Avec une inflation (PCE core) à 2,6% en mai et un taux de chômage à 4,1% en juin, la Réserve fédérale semble en bonne voie de marquer l’histoire en réussissant à faire «atterrir» l’économie américaine en douceur (soft-landing).
La plus grande banque centrale au monde ne devra toutefois pas répéter les erreurs passées en pivotant trop tard. Bien qu’historiquement faible, le taux de chômage grimpe de plus en plus rapidement (3,9% en avril, 4,0% en mai et 4,1% en juin), augmentant ainsi le risque d’une récession aux Etats-Unis.
Pour le moment, la hausse du chômage semble contenue et ne suggère pas de récession selon la règle de «Sahm». Selon cette règle surveillée par les officiels de la Fed, l’économie américaine tombait systématiquement en récession lorsque la moyenne à trois mois du taux de chômage devenait 0,5 point supérieure à son plus bas des douze derniers mois.
Néanmoins, le temps semble de plus en plus limité pour satisfaire un «soft-landing». Non seulement la règle de Sahm est de plus en plus proche d’être déclenchée (0,43 point), mais la courbe de Beveridge, qui suggère une relation non-linéaire entre le taux d’offres d’emploi et le taux de chômage, est également tombée à son niveau pré-covid au printemps. Cela suggère qu’une poursuite du ralentissement économique (une diminution du nombre d’offres d’emploi) pourrait conduire à une augmentation plus rapide du taux de chômage.
Le marché de l’emploi américain s’est très nettement refroidi par rapport aux dernières années et le président de la Fed est conscient que la balance des risques a évolué.
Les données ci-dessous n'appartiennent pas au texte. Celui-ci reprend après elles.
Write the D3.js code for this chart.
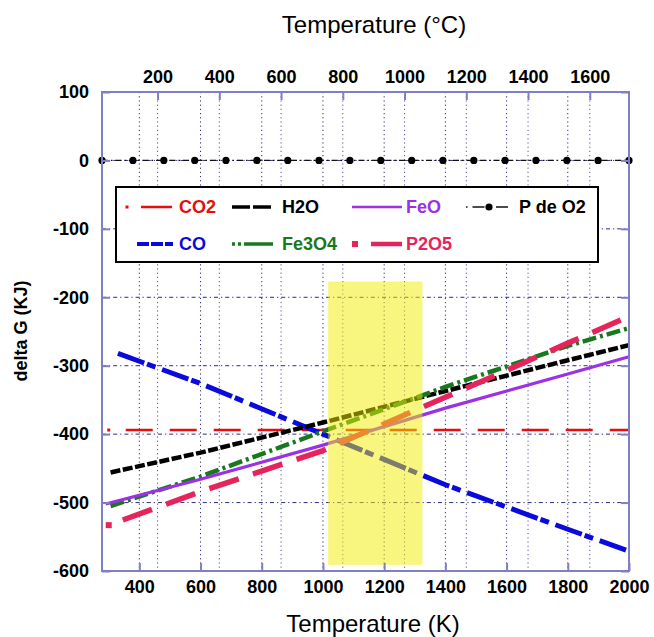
<!DOCTYPE html>
<html>
<head>
<meta charset="utf-8">
<script src="https://cdn.jsdelivr.net/npm/d3@7"></script>
<style>
  body { margin: 0; background: #fff; }
  svg { display: block; }
</style>
</head>
<body>
<div id="chart"></div>
<script>
// delta G (kJ) vs temperature (K)
const co2T = [300, 2000];
const co2G = [-394, -394];
const coT = [330, 600, 1000, 1400, 1800, 2000];
const coG = [-282, -326, -400, -474, -539, -571];
const h2oT = [306, 600, 1000, 1400, 1800, 2000];
const h2oG = [-456, -427, -383, -337, -292, -270];
const feoT = [290, 600, 1000, 1400, 1800, 2000];
const feoG = [-502, -466, -416, -362, -312, -287];
const fe3o4T = [306, 600, 1000, 1400, 1800, 2000];
const fe3o4G = [-505, -462, -396, -331, -271, -245];
const p2o5T = [300, 600, 1000, 1400, 1600, 1800, 2000];
const p2o5G = [-533, -484, -424, -346, -307, -267, -228];
const o2T = [278, 379, 480, 581, 683, 784, 885, 987, 1088, 1189, 1290, 1392, 1493, 1595, 1696, 1797, 1899, 2000];
const o2G = [0, 0, 0, 0, 0, 0, 0, 0, 0, 0, 0, 0, 0, 0, 0, 0, 0, 0];

// shaded zone
const zoneT = [1017, 1325];
const zoneG = [-177, -591];

const kTicks = [400, 600, 800, 1000, 1200, 1400, 1600, 1800, 2000];
const cTicks = [200, 400, 600, 800, 1000, 1200, 1400, 1600];
const gTicks = [100, 0, -100, -200, -300, -400, -500, -600];

const width = 654, height = 637;
const margin = { top: 92, right: 25, bottom: 66, left: 102 };
const innerWidth = width - margin.left - margin.right;
const innerHeight = height - margin.top - margin.bottom;
const font = "Arial, 'Liberation Sans', sans-serif";
const frameColor = '#7f7fc6';
const gridColor = '#2c2c86';
const plain = d => String(d);

const svg = d3.select('#chart').append('svg')
  .attr('width', width)
  .attr('height', height);

const g = svg.append('g')
  .attr('transform', `translate(${margin.left},${margin.top})`);

const x = d3.scaleLinear().domain([278, 2000]).range([0, innerWidth]);
const xc = d3.scaleLinear().domain([20, 1727]).range([0, innerWidth]);
const y = d3.scaleLinear().domain([-600, 100]).range([innerHeight, 0]);

// grid
const grid = g.append('g')
  .attr('stroke', gridColor)
  .attr('stroke-width', 1)
  .attr('stroke-dasharray', '1.2,3');

grid.selectAll('.vk')
  .data(kTicks.filter(d => d < 2000))
  .join('line')
  .attr('class', 'vk')
  .attr('x1', d => x(d)).attr('x2', d => x(d))
  .attr('y1', 0).attr('y2', innerHeight);

grid.selectAll('.vc')
  .data(cTicks)
  .join('line')
  .attr('class', 'vc')
  .attr('x1', d => xc(d)).attr('x2', d => xc(d))
  .attr('y1', 0).attr('y2', innerHeight)
  .attr('opacity', 0.8);

grid.selectAll('.h')
  .data(gTicks.filter(d => d > -600 && d < 100))
  .join('line')
  .attr('class', 'h')
  .attr('x1', 0).attr('x2', innerWidth)
  .attr('y1', d => y(d)).attr('y2', d => y(d))
  .attr('stroke-dasharray', '4,3,1.2,3');

// series
const series = [
  { name: 'CO2', T: co2T, G: co2G, color: '#e50d0d', w: 2.5, dash: '27,17', offset: 27, start: 3 },
  { name: 'CO', T: coT, G: coG, color: '#0a0adc', w: 5, dash: '28,3,9,7', offset: 0 },
  { name: 'H2O', T: h2oT, G: h2oG, color: '#000000', w: 4.5, dash: '10,2.5', offset: 0 },
  { name: 'Fe3O4', T: fe3o4T, G: fe3o4G, color: '#18781e', w: 4.5, dash: '14,4,3,4', offset: 0 },
  { name: 'FeO', T: feoT, G: feoG, color: '#9b30e6', w: 3.2, dash: null, offset: 0 },
  { name: 'P2O5', T: p2o5T, G: p2o5G, color: '#e5245c', w: 5.5, dash: '31,15', offset: 31, start: 6 }
];

const line = d3.line()
  .x(d => x(d[0]))
  .y(d => y(d[1]));

const lines = g.append('g');
series.forEach(s => {
  const pts = s.T.map((t, i) => [t, s.G[i]]);
  lines.append('path')
    .attr('d', line(pts))
    .attr('fill', 'none')
    .attr('stroke', s.color)
    .attr('stroke-width', s.w)
    .attr('stroke-dasharray', s.dash)
    .attr('stroke-dashoffset', s.offset);
  if (s.start) {
    lines.append('rect')
      .attr('x', x(pts[0][0]) - s.start / 2)
      .attr('y', y(pts[0][1]) - s.start / 2)
      .attr('width', s.start)
      .attr('height', s.start)
      .attr('fill', s.color);
  }
});

// yellow zone over the lines
g.append('rect')
  .attr('x', x(zoneT[0]))
  .attr('y', y(zoneG[0]))
  .attr('width', x(zoneT[1]) - x(zoneT[0]))
  .attr('height', y(zoneG[1]) - y(zoneG[0]))
  .attr('fill', '#f4ee00')
  .attr('opacity', 0.5);

// P de O2
const o2pts = o2T.map((t, i) => [t, o2G[i]]);
g.append('path')
  .attr('d', line(o2pts))
  .attr('fill', 'none')
  .attr('stroke', '#111')
  .attr('stroke-width', 1.3)
  .attr('stroke-dasharray', '6,3,1.5,3');
g.selectAll('.o2dot')
  .data(o2pts)
  .join('circle')
  .attr('class', 'o2dot')
  .attr('cx', d => x(d[0]))
  .attr('cy', d => y(d[1]))
  .attr('r', 3.6)
  .attr('fill', '#000');

// frame
g.append('rect')
  .attr('width', innerWidth)
  .attr('height', innerHeight)
  .attr('fill', 'none')
  .attr('stroke', frameColor)
  .attr('stroke-width', 2);

// axes
function styleAxis(sel) {
  sel.select('.domain').remove();
  sel.selectAll('.tick line').attr('stroke', frameColor).attr('stroke-width', 2);
  sel.selectAll('.tick text')
    .attr('font-family', font)
    .attr('font-size', 18)
    .attr('font-weight', 'bold')
    .attr('fill', '#000');
}

g.append('g')
  .attr('transform', `translate(0,${innerHeight})`)
  .call(d3.axisBottom(x).tickValues(kTicks).tickFormat(plain).tickSize(-8).tickPadding(9))
  .call(styleAxis);

g.append('g')
  .call(d3.axisTop(xc).tickValues(cTicks).tickFormat(plain).tickSize(-8).tickPadding(9))
  .call(styleAxis);

g.append('g')
  .call(d3.axisLeft(y).tickValues(gTicks).tickFormat(plain).tickSize(-8).tickPadding(13))
  .call(styleAxis);

g.append('g')
  .attr('transform', `translate(${innerWidth},0)`)
  .call(d3.axisRight(y).tickValues(gTicks).tickSize(-8).tickFormat(''))
  .call(styleAxis);

// titles
svg.append('text')
  .attr('x', 374).attr('y', 33)
  .attr('text-anchor', 'middle')
  .attr('font-family', font)
  .attr('font-size', 24)
  .text('Temperature (°C)');

svg.append('text')
  .attr('x', 373).attr('y', 632)
  .attr('text-anchor', 'middle')
  .attr('font-family', font)
  .attr('font-size', 24)
  .text('Temperature (K)');

svg.append('text')
  .attr('transform', 'translate(27,331) rotate(-90)')
  .attr('text-anchor', 'middle')
  .attr('font-family', font)
  .attr('font-size', 18)
  .attr('font-weight', 'bold')
  .text('delta G (KJ)');

// legend
const legend = svg.append('g');
legend.append('rect')
  .attr('x', 116).attr('y', 187)
  .attr('width', 482).attr('height', 75)
  .attr('fill', '#fff')
  .attr('stroke', '#000')
  .attr('stroke-width', 2);

const legendItems = [
  { s: series[0], lx: 141, ly: 207, len: 31, tx: 179 },
  { s: series[2], lx: 232, ly: 207, len: 41, tx: 282 },
  { s: series[4], lx: 352, ly: 207, len: 50, tx: 406 },
  { s: series[1], lx: 137, ly: 244, len: 36, tx: 179 },
  { s: series[3], lx: 232, ly: 244, len: 41, tx: 282 },
  { s: series[5], lx: 371, ly: 244, len: 31, tx: 406 }
];

legendItems.forEach(it => {
  const s = it.s;
  let dash = null;
  if (s.name === 'H2O') dash = '18,3';
  if (s.name === 'CO') dash = '12,2';
  if (s.name === 'Fe3O4') dash = '3,3,3,3,29';
  legend.append('line')
    .attr('x1', it.lx).attr('x2', it.lx + it.len)
    .attr('y1', it.ly).attr('y2', it.ly)
    .attr('stroke', s.color)
    .attr('stroke-width', Math.max(s.w - 1, 2.5))
    .attr('stroke-dasharray', dash);
  if (s.start) {
    const sz = s.name === 'CO2' ? 3 : 6;
    legend.append('rect')
      .attr('x', (s.name === 'CO2' ? 127 : 355) - sz / 2)
      .attr('y', it.ly - sz / 2)
      .attr('width', sz).attr('height', sz)
      .attr('fill', s.color);
  }
  legend.append('text')
    .attr('x', it.tx).attr('y', it.ly + 6)
    .attr('font-family', font)
    .attr('font-size', 18)
    .attr('font-weight', 'bold')
    .attr('fill', s.color)
    .text(s.name);
});

// P de O2 legend entry
legend.append('line')
  .attr('x1', 466).attr('x2', 508)
  .attr('y1', 207).attr('y2', 207)
  .attr('stroke', '#111')
  .attr('stroke-width', 1.3)
  .attr('stroke-dasharray', '1.5,5,12,5');
legend.append('circle')
  .attr('cx', 489).attr('cy', 207).attr('r', 3.6)
  .attr('fill', '#000');
legend.append('text')
  .attr('x', 519).attr('y', 213)
  .attr('font-family', font)
  .attr('font-size', 18)
  .attr('font-weight', 'bold')
  .attr('fill', '#000')
  .text('P de O2');
</script>
</body>
</html>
La semaine dernière, Powell a dissipé les inquiétudes concernant l’augmentation de l’inflation des services pour concentrer son attention sur les conditions du marché du travail et les salaires, indiquant notamment qu’une détérioration soudaine de la croissance de l’emploi pourrait entraîner une baisse plus rapide des taux directeurs.
Selon les différentes versions de la règle de Taylor, les taux directeurs de la Fed sont devenus restrictifs depuis la quatrième trimestre 2023 et sont actuellement 50 à 150 points de base supérieurs à ce qu’ils devraient être. Plus la Fed choisit de temporiser alors que les données sur l’inflation s’améliorent, plus les arguments en faveur d’un ajustement rapide des taux lorsque la Fed commencera à les réduire se renforcent.
Les deux petites baisses des taux de la Fed anticipées par les opérateurs de marché d’ici la fin de l’année pourraient donc correspondre à une estimation basse de ce qui pourrait finalement se réaliser.
La Réserve fédérale étant «dépendante des données», les prochaines données sur l’inflation et l’emploi continueront d’être cruciales pour les marchés. Tant que la règle de Sahm n’est pas déclenchée, le scénario d’atterrissage en douceur de l’économie l’emporte, ce qui implique des perspectives positives pour les actifs risqués. En revanche, si le taux de chômage continue d’augmenter au point de déclencher la règle de Sahm, un scénario d’atterrissage brutal de l’économie serait privilégié et, étant donné que ce scénario n’est pas actuellement anticipé par les marchés (et à juste titre), une correction importante des actifs à risque et une hausse importante des actifs refuges seraient à prévoir.